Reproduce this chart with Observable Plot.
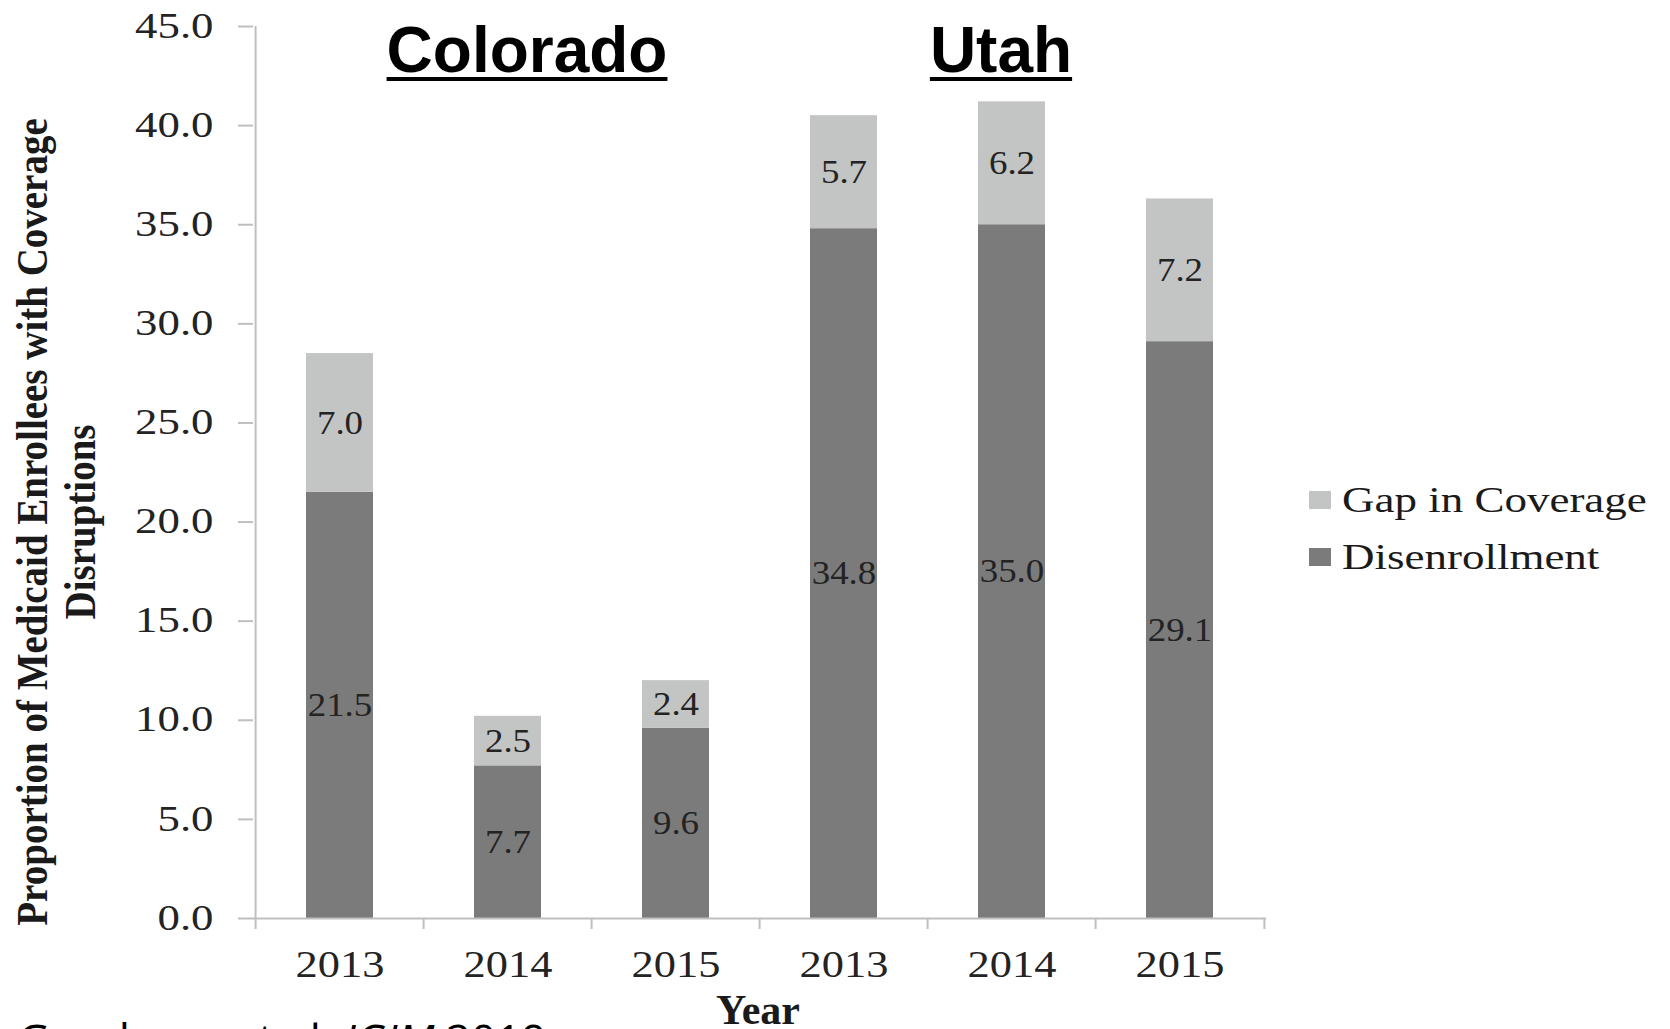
<!DOCTYPE html>
<html><head><meta charset="utf-8">
<script src="https://cdn.jsdelivr.net/npm/d3@7"></script>
<script src="https://cdn.jsdelivr.net/npm/@observablehq/plot@0.6"></script>
<style>
html,body{margin:0;padding:0;background:#fff;overflow:hidden}
#wrap{position:relative;width:1670px;height:1029px;overflow:hidden;background:#fff}
#wrap > svg{position:absolute;left:0;top:0}
</style></head>
<body><div id="wrap"></div>
<script>
// ---- data ----
const categories = ["Colorado 2013","Colorado 2014","Colorado 2015","Utah 2013","Utah 2014","Utah 2015"];
const years = ["2013","2014","2015","2013","2014","2015"];
const states = ["Colorado","Utah"];
const disenrollment = [21.5, 7.7, 9.6, 34.8, 35.0, 29.1];
const gapInCoverage = [7.0, 2.5, 2.4, 5.7, 6.2, 7.2];
const seriesNames = ["Disenrollment","Gap in Coverage"];
const seriesColors = ["#7b7b7b","#c3c4c4"];
const yTicks = [0,5,10,15,20,25,30,35,40,45];
const yLabelLines = ["Proportion of Medicaid Enrollees with Coverage","Disruptions"];
const xLabel = "Year";
const caption = ["Goodman et al. ","JGIM"," 2019"];

const rows = [];
categories.forEach((c,i)=>{
  rows.push({cat:c, series:seriesNames[0], value:disenrollment[i]});
  rows.push({cat:c, series:seriesNames[1], value:gapInCoverage[i]});
});

const W=1670, H=1029, mL=253, mR=404, mT=26, mB=111;
const step=(W-mL-mR)/categories.length;
const axisGray="#bfbfbf", ink="#232323";
const serif='"Liberation Serif","Times New Roman",serif';

const chart = Plot.plot({
  width:W, height:H, marginLeft:mL, marginRight:mR, marginTop:mT, marginBottom:mB,
  style:{fontFamily:serif, background:"transparent", color:ink, overflow:"visible"},
  x:{domain:categories, paddingInner:0.6, paddingOuter:0.3, axis:null},
  y:{domain:[0,45], axis:null},
  color:{domain:seriesNames, range:seriesColors},
  marks:[
    Plot.barY(rows, {x:"cat", y:"value", fill:"series"}),
    Plot.ruleY([0], {stroke:axisGray, strokeWidth:2}),
    Plot.ruleX([categories[0]], {y1:0, y2:45, dx:-step/2, stroke:axisGray, strokeWidth:2}),
    Plot.axisY({ticks:yTicks, tickFormat:d=>d.toFixed(1), tickSize:15, tickPadding:25, stroke:axisGray, strokeWidth:2, fill:ink, fontSize:35, label:null}),
    Plot.axisX({ticks:categories, tickSize:11, dx:-step/2, stroke:axisGray, strokeWidth:2, fill:"none", label:null}),
    Plot.axisX({ticks:[categories[categories.length-1]], tickSize:11, dx:step/2, stroke:axisGray, strokeWidth:2, fill:"none", label:null}),
    Plot.axisX({ticks:categories, tickFormat:(d)=>years[categories.indexOf(d)], tickSize:0, tickPadding:32, fill:ink, fontSize:37, label:null}),
    Plot.text(rows, Plot.stackY({x:"cat", y:"value", z:"series", text:d=>d.value.toFixed(1), fontSize:33, fill:ink}))
  ]
});
document.getElementById("wrap").appendChild(chart);

function stretch(sel, sx, sy){
  chart.querySelectorAll(sel).forEach(t=>{
    const tr=t.getAttribute("transform")||"";
    t.setAttribute("transform", tr+` scale(${sx},${sy})`);
  });
}
stretch('g[aria-label="y-axis tick label"] text', 1.28, 1);
stretch('g[aria-label="x-axis tick label"] text', 1.2, 1);
stretch('g[aria-label="text"] text', 1.12, 1);

// ---- overlay: titles, axis titles, legend, caption ----
const ov = d3.select("#wrap").append("svg").attr("width",W).attr("height",H).style("pointer-events","none");
const titleX = [527, 1001];
states.forEach((s,i)=>{
  const t = ov.append("text").attr("x",titleX[i]).attr("y",72).attr("text-anchor","middle")
    .attr("font-family",'"Liberation Sans",Arial,sans-serif').attr("font-weight","bold").attr("font-size",64).attr("fill","#000").text(s);
  const b = t.node().getBBox();
  ov.append("rect").attr("x",b.x).attr("y",77).attr("width",b.width).attr("height",4).attr("fill","#000");
});

const yl = ov.append("g").attr("transform","translate(56,522) rotate(-90) scale(1,1.12)");
yLabelLines.forEach((line,i)=>{
  yl.append("text").attr("x",0).attr("y",(i===0?-21.4:21.4)).attr("dy","0.35em").attr("text-anchor","middle")
    .attr("font-family",serif).attr("font-weight","bold").attr("font-size",39).attr("fill","#1a1a1a").text(line);
});

ov.append("text").attr("x",758).attr("y",1024).attr("text-anchor","middle")
  .attr("font-family",serif).attr("font-weight","bold").attr("font-size",42).attr("fill","#1a1a1a").text(xLabel);

const legY = [500, 557];
const legOrder = [1,0];
legOrder.forEach((k,j)=>{
  ov.append("rect").attr("x",1309).attr("y",legY[j]-9).attr("width",22).attr("height",18).attr("fill",seriesColors[k]);
  ov.append("text").attr("transform",`translate(1342,${legY[j]+12}) scale(1.25,1)`)
    .attr("font-family",serif).attr("font-size",36).attr("fill","#1a1a1a").text(seriesNames[k]);
});

const cap = ov.append("text").attr("x",18).attr("y",1056)
  .attr("font-family",'"Open Sans","Noto Sans",sans-serif').attr("font-size",44).attr("fill","#000");
cap.append("tspan").text(caption[0]);
cap.append("tspan").attr("font-style","italic").text(caption[1]);
cap.append("tspan").text(caption[2]);
</script>
</body></html>
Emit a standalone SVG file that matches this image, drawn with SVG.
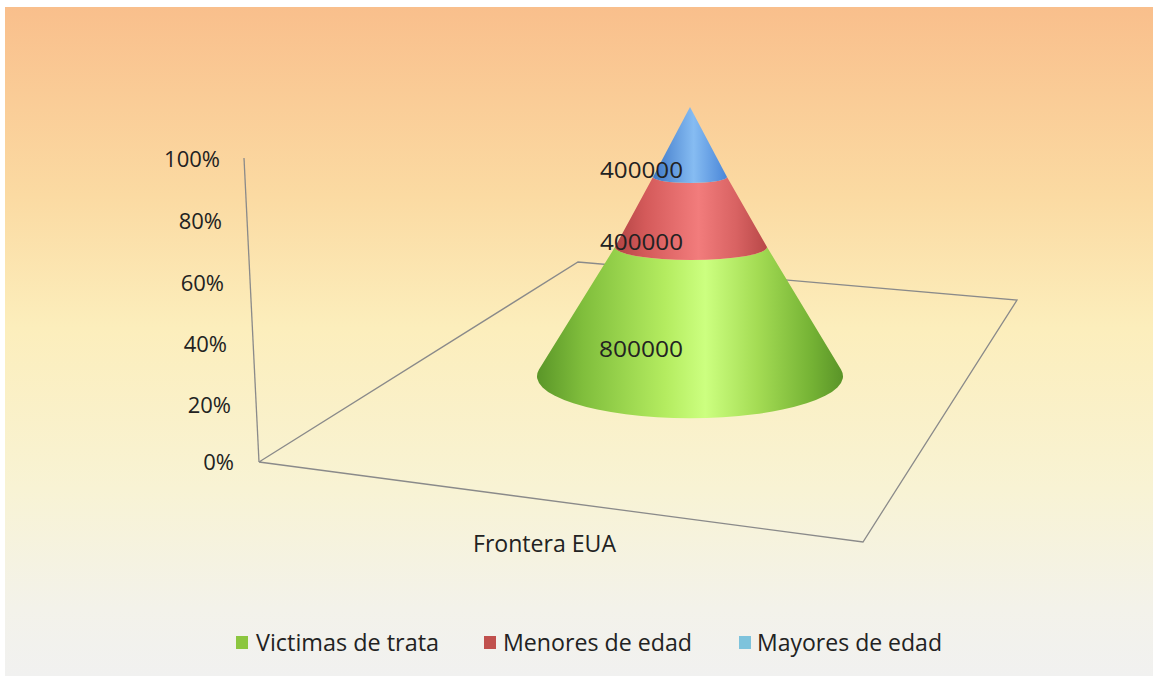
<svg xmlns="http://www.w3.org/2000/svg" width="1153" height="676" viewBox="0 0 1153 676">
<style>
.ax{fill:none;stroke:#8a8a8a;stroke-width:1.3}
.t{font-family:"Open Sans","Liberation Sans",sans-serif;fill:#222222}
.ylab{font-size:22px;text-anchor:end}
.val{font-size:22px}
.leg{font-size:23px}
</style>
<defs>
<linearGradient id="bg" x1="0" y1="7" x2="0" y2="676" gradientUnits="userSpaceOnUse">
<stop offset="0" stop-color="#F9BF8C"/>
<stop offset="0.28" stop-color="#FBDAA2"/>
<stop offset="0.48" stop-color="#FCEEBC"/>
<stop offset="0.72" stop-color="#F8F3D4"/>
<stop offset="0.9" stop-color="#F3F2EA"/>
<stop offset="1" stop-color="#F1F1F0"/>
</linearGradient>
<linearGradient id="gG" x1="537" y1="0" x2="843" y2="0" gradientUnits="userSpaceOnUse">
<stop offset="0" stop-color="#5A9628"/>
<stop offset="0.15" stop-color="#80BE3C"/>
<stop offset="0.42" stop-color="#B4EC60"/>
<stop offset="0.55" stop-color="#CCFF80"/>
<stop offset="0.72" stop-color="#A4DC54"/>
<stop offset="0.9" stop-color="#74B234"/>
<stop offset="1" stop-color="#5A9428"/>
</linearGradient>
<linearGradient id="gR" x1="615" y1="0" x2="767" y2="0" gradientUnits="userSpaceOnUse">
<stop offset="0" stop-color="#B24444"/>
<stop offset="0.2" stop-color="#D45A5A"/>
<stop offset="0.55" stop-color="#F27C7C"/>
<stop offset="0.8" stop-color="#D86262"/>
<stop offset="1" stop-color="#B84848"/>
</linearGradient>
<linearGradient id="gB" x1="653" y1="0" x2="727" y2="0" gradientUnits="userSpaceOnUse">
<stop offset="0" stop-color="#3E78C8"/>
<stop offset="0.55" stop-color="#86BCF2"/>
<stop offset="1" stop-color="#4A86D8"/>
</linearGradient>
</defs>
<rect x="0" y="0" width="1153" height="676" fill="#ffffff"/>
<rect x="5" y="7" width="1148" height="669" fill="url(#bg)"/>
<g id="axes">
<line class="ax" x1="244" y1="158" x2="259" y2="462"/>
<polyline class="ax" points="259,462 578,262 1017,300 863,542 259,462"/>
</g>
<g id="y-labels" class="t ylab">
<text x="220" y="167">100%</text>
<text x="222" y="229">80%</text>
<text x="224" y="291">60%</text>
<text x="227" y="352">40%</text>
<text x="231" y="413">20%</text>
<text x="234" y="470">0%</text>
</g>
<g id="cone">
<path id="seg-victimas" d="M615,247 L539,369.4 A153,42 0 1 0 841,369.4 L767,247 A76,13 0 0 1 615,247 Z" fill="url(#gG)"/>
<path id="seg-menores" d="M653,177 L615,247 A76,13 0 0 0 767,247 L727,177 A37,6 0 0 1 653,177 Z" fill="url(#gR)"/>
<path id="seg-mayores" d="M690,107 L653,177 A37,6 0 0 0 727,177 Z" fill="url(#gB)"/>
</g>
<g id="values" class="t val">
<text x="600" y="178" textLength="83" lengthAdjust="spacingAndGlyphs">400000</text>
<text x="600" y="250" textLength="83" lengthAdjust="spacingAndGlyphs">400000</text>
<text x="599" y="357" textLength="84" lengthAdjust="spacingAndGlyphs">800000</text>
</g>
<g id="x-label" class="t leg">
<text x="473" y="552" textLength="143" lengthAdjust="spacingAndGlyphs">Frontera EUA</text>
</g>
<g id="legend" class="t leg">
<rect x="236" y="636" width="12" height="13" fill="#8CC63F"/>
<text x="256" y="651" textLength="183" lengthAdjust="spacingAndGlyphs">Victimas de trata</text>
<rect x="484" y="636" width="12" height="13" fill="#C0504D"/>
<text x="503" y="651" textLength="189" lengthAdjust="spacingAndGlyphs">Menores de edad</text>
<rect x="739" y="636" width="12" height="13" fill="#7EC3DC"/>
<text x="757" y="651" textLength="185" lengthAdjust="spacingAndGlyphs">Mayores de edad</text>
</g>
</svg>
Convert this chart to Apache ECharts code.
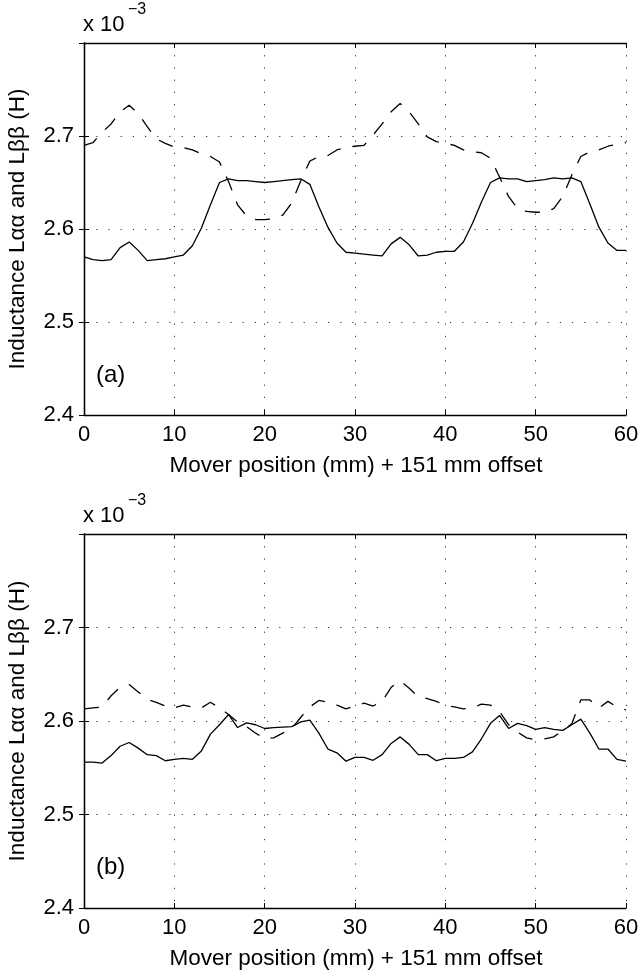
<!DOCTYPE html>
<html><head><meta charset="utf-8">
<script src="https://cdn.jsdelivr.net/npm/echarts@6/dist/echarts.min.js"></script>
<style>html,body{margin:0;padding:0;background:#fff}#c{width:640px;height:977px}</style>
</head><body><div id="c"></div>
<script>
// Mover position (mm) + 151 mm offset
const positions = [0,1,2,3,4,5,6,7,8,9,10,11,12,13,14,15,16,17,18,19,20,21,22,23,24,25,26,27,28,29,30,31,32,33,34,35,36,37,38,39,40,41,42,43,44,45,46,47,48,49,50,51,52,53,54,55,56,57,58,59,60];
const xTickValues = [0,10,20,30,40,50,60];
const yTickLabels = ['2.4','2.5','2.6','2.7'];
// Panel (a), inductance x 10^-3 H
const aSolid = [2.570,2.567,2.566,2.567,2.580,2.586,2.577,2.566,2.567,2.568,2.570,2.572,2.582,2.601,2.626,2.650,2.654,2.652,2.652,2.651,2.650,2.651,2.652,2.653,2.654,2.648,2.624,2.602,2.585,2.575,2.574,2.573,2.572,2.571,2.584,2.591,2.583,2.571,2.572,2.575,2.576,2.576,2.586,2.606,2.629,2.650,2.655,2.654,2.654,2.651,2.652,2.653,2.655,2.654,2.655,2.651,2.627,2.602,2.585,2.577,2.577];
const aDashed = [2.690,2.693,2.704,2.713,2.726,2.733,2.724,2.710,2.697,2.692,2.688,2.6875,2.685,2.681,2.678,2.672,2.651,2.626,2.614,2.610,2.610,2.611,2.615,2.628,2.652,2.673,2.678,2.679,2.685,2.688,2.689,2.690,2.701,2.713,2.726,2.735,2.726,2.713,2.699,2.694,2.692,2.690,2.685,2.683,2.682,2.676,2.656,2.635,2.622,2.619,2.618,2.618,2.622,2.635,2.658,2.678,2.683,2.685,2.689,2.691,2.693];
// Panel (b)
const bSolid = [2.556,2.556,2.555,2.563,2.573,2.577,2.571,2.564,2.563,2.5575,2.559,2.560,2.559,2.568,2.586,2.596,2.607,2.593,2.598,2.596,2.592,2.593,2.5935,2.594,2.599,2.601,2.587,2.570,2.566,2.557,2.561,2.561,2.558,2.564,2.576,2.583,2.575,2.564,2.564,2.5575,2.560,2.560,2.561,2.567,2.581,2.5975,2.606,2.592,2.5975,2.595,2.591,2.593,2.591,2.590,2.596,2.602,2.587,2.570,2.570,2.559,2.557];
const bDashed = [2.613,2.614,2.615,2.627,2.636,2.639,2.631,2.623,2.620,2.616,2.614,2.617,2.615,2.614,2.620,2.614,2.607,2.599,2.594,2.587,2.581,2.582,2.587,2.592,2.604,2.615,2.622,2.620,2.617,2.613,2.616,2.619,2.616,2.621,2.636,2.643,2.635,2.626,2.624,2.621,2.617,2.615,2.613,2.614,2.618,2.617,2.610,2.596,2.588,2.582,2.580,2.581,2.583,2.590,2.597,2.6225,2.6225,2.614,2.621,2.615,2.612];

const FONT = '"Liberation Sans", Arial, Helvetica, sans-serif';
const FS = 22;
const chart = echarts.init(document.getElementById('c'), null, {renderer: 'canvas'});
function pairs(ys) { return positions.map((x, i) => [x, ys[i]]); }
const grids = [
  {left: 84, top: 43, width: 542, height: 372, containLabel: false, outerBoundsMode: 'none'},
  {left: 84, top: 534, width: 542, height: 374, containLabel: false, outerBoundsMode: 'none'}
];
const lineAxis = {lineStyle: {color: '#000', width: 1.3}};
const dotted = {show: true, lineStyle: {color: '#333', width: 1, type: [1.2, 11]}};
const xAxes = [], yAxes = [];
[0, 1].forEach(g => {
  xAxes.push({type: 'value', gridIndex: g, position: 'bottom', min: 0, max: 60, interval: 10,
    axisLine: lineAxis, axisTick: {show: true, inside: true, length: 5, lineStyle: {color: '#000', width: 1}},
    axisLabel: {color: '#000', fontSize: FS, fontFamily: FONT, margin: 9,
      formatter: v => xTickValues.indexOf(v) >= 0 ? String(v) : ''},
    splitLine: dotted});
  xAxes.push({type: 'value', gridIndex: g, position: 'top', min: 0, max: 60, interval: 10,
    axisLine: lineAxis, axisTick: {show: true, inside: true, length: 5, lineStyle: {color: '#000', width: 1}},
    axisLabel: {show: false}, splitLine: {show: false}});
  yAxes.push({type: 'value', gridIndex: g, position: 'left', min: 2.4, max: 2.8, interval: 0.1,
    axisLine: lineAxis, axisTick: {show: true, inside: true, length: 5, lineStyle: {color: '#000', width: 1}},
    axisLabel: {color: '#000', fontSize: FS, fontFamily: FONT, margin: 10,
      formatter: v => { const s = v.toFixed(1); return yTickLabels.indexOf(s) >= 0 ? s : ''; }},
    splitLine: dotted});
  yAxes.push({type: 'value', gridIndex: g, position: 'right', min: 2.4, max: 2.8, interval: 0.1,
    axisLine: lineAxis, axisTick: {show: true, inside: true, length: 5, lineStyle: {color: '#000', width: 1}},
    axisLabel: {show: false}, splitLine: {show: false}});
});
function mkSeries(data, g, dashed) {
  return {type: 'line', xAxisIndex: g * 2, yAxisIndex: g * 2, data: pairs(data), showSymbol: false,
    symbol: 'none', silent: true,
    lineStyle: {color: '#000', width: 1.3, type: dashed ? [15, 12] : 'solid'}};
}
function txt(x, y, s, opts) {
  return Object.assign({type: 'text', x: x, y: y, silent: true,
    style: Object.assign({text: s, fill: '#000', font: FS + 'px ' + FONT, align: 'center', verticalAlign: 'middle'}, opts || {})});
}
const graphics = [];
[[43, 415, '(a)', 375], [534, 908, '(b)', 867]].forEach(([top, bot, lab, ly]) => {
  const mid = (top + bot) / 2;
  graphics.push(Object.assign(txt(18, mid, 'Inductance L\u03b1\u03b1 and L\u03b2\u03b2 (H)', {font: '22.5px ' + FONT}), {rotation: Math.PI / 2}));
  graphics.push(txt(356, bot + 51, 'Mover position (mm) + 151 mm offset', {font: '22.5px ' + FONT}));
  graphics.push(txt(83, top - 18, 'x 10', {align: 'left'}));
  graphics.push(txt(128, top - 33, '\u22123', {align: 'left', font: '16px ' + FONT}));
  graphics.push(txt(96, ly, lab, {align: 'left', font: '24px ' + FONT}));
});
chart.setOption({
  animation: false,
  backgroundColor: '#fff',
  grid: grids,
  xAxis: xAxes,
  yAxis: yAxes,
  series: [mkSeries(aSolid, 0, false), mkSeries(aDashed, 0, true), mkSeries(bSolid, 1, false), mkSeries(bDashed, 1, true)],
  graphic: graphics
});
</script></body></html>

:::

_WORK INSTRUCTIONS_
Copy every line of the material in which the word "this" occurs.

_FINISHED EXERCISE_
Reproduce this chart with Observable Plot.
Emit a standalone SVG file that matches this image, drawn with SVG.
Convert this chart to Apache ECharts code.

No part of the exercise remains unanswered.